Growing up, I spent my winters watching 奶奶(grandma) make Baos. 奶奶 was a small women, only made smaller over the years as she began to cockroach over herself. Barely seeing over the counter, she would grab her foot stool which successfully added a few centimetres as she continued with her kitchen ventures. She would use her entire body weight as she kneaded the dough with care. You could feel her warmth, even when a damp breeze smelling of rain and wet grass would blow through our kitchen windows.

During the 2020 lockdowns I tried to recreate 奶奶 winter Baos. While edible, my Baos were far from the mouthwatering morsels I remembered. Google was quick to remind me that making Baos was a timely process, calling for both patience and precision. But I never saw 奶奶 pick up a measuring cup in the kitchen, her winter Bao’s never demanded perfection. The dough was crumbly and stiff at first and then suddenly, smooth and slick. When the mixture collected into a ball, 奶奶 would put the dough to sleep. She would coat it lightly in oil, and rest it under the sun for two hours.
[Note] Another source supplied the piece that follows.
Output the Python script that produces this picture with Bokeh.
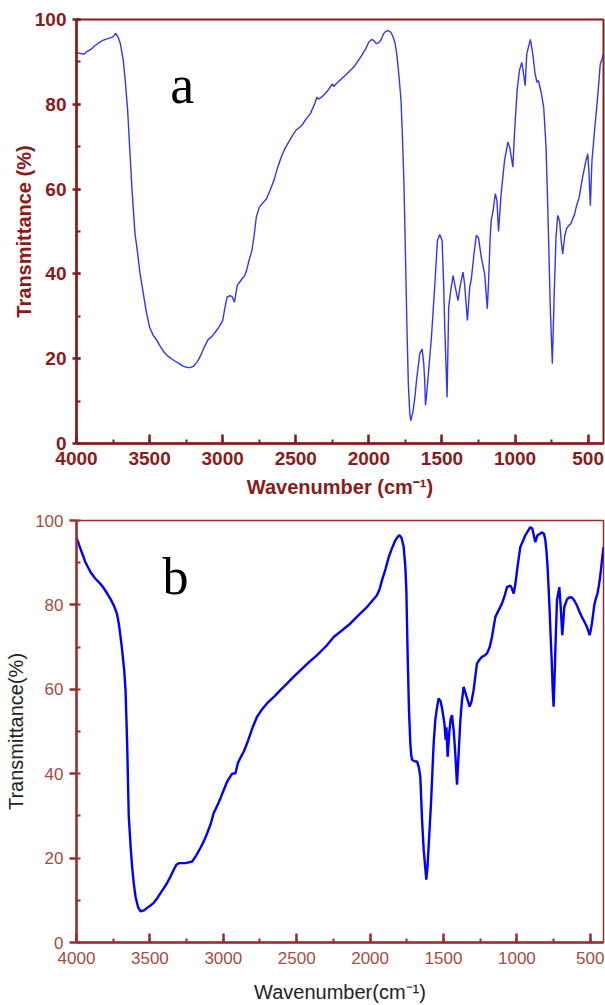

Her Baos never required full attention, it gave her room to make a fresh cup of tea and get lost in her own singing.

Baos are the perfect snack. They’re pillowy to the touch, with a surprise hiding in the centre. When paired with a cup of tea, your stomach instantly feels warm and loved. When I first moved away from home, I would stock up on packs of pre made Baos. Baos are easy to heat up, and make for a much better breakfast alternative than the stale toast that I always saw my flatmates eating.
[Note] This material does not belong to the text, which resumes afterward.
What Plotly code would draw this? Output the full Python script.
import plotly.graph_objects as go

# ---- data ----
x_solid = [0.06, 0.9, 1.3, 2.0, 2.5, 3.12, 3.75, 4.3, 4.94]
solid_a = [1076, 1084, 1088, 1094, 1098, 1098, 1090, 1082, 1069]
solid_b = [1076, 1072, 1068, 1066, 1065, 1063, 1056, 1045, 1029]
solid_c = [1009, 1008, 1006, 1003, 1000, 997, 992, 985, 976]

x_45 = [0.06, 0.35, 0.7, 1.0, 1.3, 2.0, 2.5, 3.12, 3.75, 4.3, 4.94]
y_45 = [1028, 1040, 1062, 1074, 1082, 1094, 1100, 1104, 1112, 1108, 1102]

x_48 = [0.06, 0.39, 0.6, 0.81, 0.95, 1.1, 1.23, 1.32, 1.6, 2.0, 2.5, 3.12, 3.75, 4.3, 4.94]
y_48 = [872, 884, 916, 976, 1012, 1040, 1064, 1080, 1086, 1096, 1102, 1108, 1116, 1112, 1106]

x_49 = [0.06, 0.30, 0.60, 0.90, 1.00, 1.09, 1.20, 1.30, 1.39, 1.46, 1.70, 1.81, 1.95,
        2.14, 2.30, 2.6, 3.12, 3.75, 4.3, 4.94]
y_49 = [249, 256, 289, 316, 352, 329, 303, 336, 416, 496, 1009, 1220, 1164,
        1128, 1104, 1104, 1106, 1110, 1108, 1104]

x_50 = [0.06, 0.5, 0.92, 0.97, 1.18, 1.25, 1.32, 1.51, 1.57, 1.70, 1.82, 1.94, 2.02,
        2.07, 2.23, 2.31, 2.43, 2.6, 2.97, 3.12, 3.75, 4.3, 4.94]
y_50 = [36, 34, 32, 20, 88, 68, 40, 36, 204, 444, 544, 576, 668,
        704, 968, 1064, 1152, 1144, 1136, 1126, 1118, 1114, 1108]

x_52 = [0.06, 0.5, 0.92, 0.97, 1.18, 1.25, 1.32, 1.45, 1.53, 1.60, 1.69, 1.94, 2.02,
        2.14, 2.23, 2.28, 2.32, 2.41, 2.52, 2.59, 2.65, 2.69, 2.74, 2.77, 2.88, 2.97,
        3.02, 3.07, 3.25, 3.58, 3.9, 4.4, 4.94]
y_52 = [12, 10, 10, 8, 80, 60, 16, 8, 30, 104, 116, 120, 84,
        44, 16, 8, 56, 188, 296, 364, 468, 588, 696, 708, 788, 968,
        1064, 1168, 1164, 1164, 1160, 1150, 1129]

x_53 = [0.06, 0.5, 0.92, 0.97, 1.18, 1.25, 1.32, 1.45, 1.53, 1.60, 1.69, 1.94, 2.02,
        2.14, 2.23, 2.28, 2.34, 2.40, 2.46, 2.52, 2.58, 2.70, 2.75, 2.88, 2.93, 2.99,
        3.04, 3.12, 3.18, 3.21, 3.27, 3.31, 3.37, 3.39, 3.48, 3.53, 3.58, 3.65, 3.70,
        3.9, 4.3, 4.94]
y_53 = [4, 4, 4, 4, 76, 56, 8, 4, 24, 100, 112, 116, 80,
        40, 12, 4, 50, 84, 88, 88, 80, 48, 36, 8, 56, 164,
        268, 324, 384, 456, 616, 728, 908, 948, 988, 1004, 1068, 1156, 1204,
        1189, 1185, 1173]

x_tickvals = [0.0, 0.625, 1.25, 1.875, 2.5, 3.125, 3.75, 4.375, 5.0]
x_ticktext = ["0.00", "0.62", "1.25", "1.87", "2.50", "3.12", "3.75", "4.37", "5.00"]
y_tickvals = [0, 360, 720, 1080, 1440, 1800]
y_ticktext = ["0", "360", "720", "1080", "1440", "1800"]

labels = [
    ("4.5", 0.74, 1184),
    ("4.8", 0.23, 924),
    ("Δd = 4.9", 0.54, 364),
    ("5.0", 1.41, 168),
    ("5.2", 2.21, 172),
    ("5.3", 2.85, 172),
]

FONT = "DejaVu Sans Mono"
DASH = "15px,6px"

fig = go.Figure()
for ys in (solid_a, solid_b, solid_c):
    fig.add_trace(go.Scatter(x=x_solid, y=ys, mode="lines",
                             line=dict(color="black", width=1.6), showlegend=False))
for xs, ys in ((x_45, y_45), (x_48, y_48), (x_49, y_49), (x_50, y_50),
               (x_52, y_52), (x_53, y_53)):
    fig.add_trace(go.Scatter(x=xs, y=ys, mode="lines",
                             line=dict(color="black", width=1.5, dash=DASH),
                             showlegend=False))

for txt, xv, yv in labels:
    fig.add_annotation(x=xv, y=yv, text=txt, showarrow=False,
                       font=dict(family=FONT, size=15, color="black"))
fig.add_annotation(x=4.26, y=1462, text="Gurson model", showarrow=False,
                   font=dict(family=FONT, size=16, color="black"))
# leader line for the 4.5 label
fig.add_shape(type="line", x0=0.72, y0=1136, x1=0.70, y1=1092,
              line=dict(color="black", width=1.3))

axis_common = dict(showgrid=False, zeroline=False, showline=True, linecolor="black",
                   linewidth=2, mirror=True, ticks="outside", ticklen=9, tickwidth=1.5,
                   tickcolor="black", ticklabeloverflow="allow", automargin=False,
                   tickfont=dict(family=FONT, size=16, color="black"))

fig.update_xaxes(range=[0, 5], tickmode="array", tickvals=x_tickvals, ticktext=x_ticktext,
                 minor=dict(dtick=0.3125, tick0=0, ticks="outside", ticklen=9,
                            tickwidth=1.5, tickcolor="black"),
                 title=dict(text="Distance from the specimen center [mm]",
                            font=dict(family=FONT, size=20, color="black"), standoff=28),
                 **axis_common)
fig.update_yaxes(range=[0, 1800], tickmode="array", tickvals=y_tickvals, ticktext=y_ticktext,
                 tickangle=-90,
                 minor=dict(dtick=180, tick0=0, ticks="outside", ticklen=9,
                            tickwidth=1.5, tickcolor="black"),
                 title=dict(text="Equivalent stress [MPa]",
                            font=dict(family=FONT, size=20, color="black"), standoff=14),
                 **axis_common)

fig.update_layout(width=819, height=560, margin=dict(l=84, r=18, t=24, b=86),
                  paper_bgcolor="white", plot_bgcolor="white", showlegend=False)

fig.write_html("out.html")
In Chinese the word for “family” ( jia) is the same as the word for “home.” Home is a central part of family in Chinese culture. Growing up, my parents, grandma, aunties, cousins and siblings all lived together, a common practice seen in Chinese families. We all looked after one another, especially 奶奶. She would make dozens of Baos for us all to eat throughout the week, and us kids would help her out. Our responsibilities varied depending on our respective ages. Being the youngest, I was assigned the role of the ‘scooper’ in our makeshift assembly line, haphazardly scooping filling into each bun. Years later I would be promoted to a ‘folder.’ My small and clumsy hands would copy the movements of 奶奶 whose fingers danced nimbly as they folded and pinched the Baos together. We would always make more Baos than we could eat, freezing the extras for later.

In the last few months I have re-introduced 奶奶 Sunday Baos. Instead of making them in a full house, I now make them by myself in the confined space of my 35m2 apartment. The idea of self-care has never resonated with me. But putting the time aside every week to make something savory and delicious for future me to enjoy remains a joyful act. On July evenings when I’m too tired to muster up the energy to make anything grand, I will pull out two Baos from the freezer and heat them up alongside a bowl of turnip soup. Each bite serves as a reminder of home and comfort.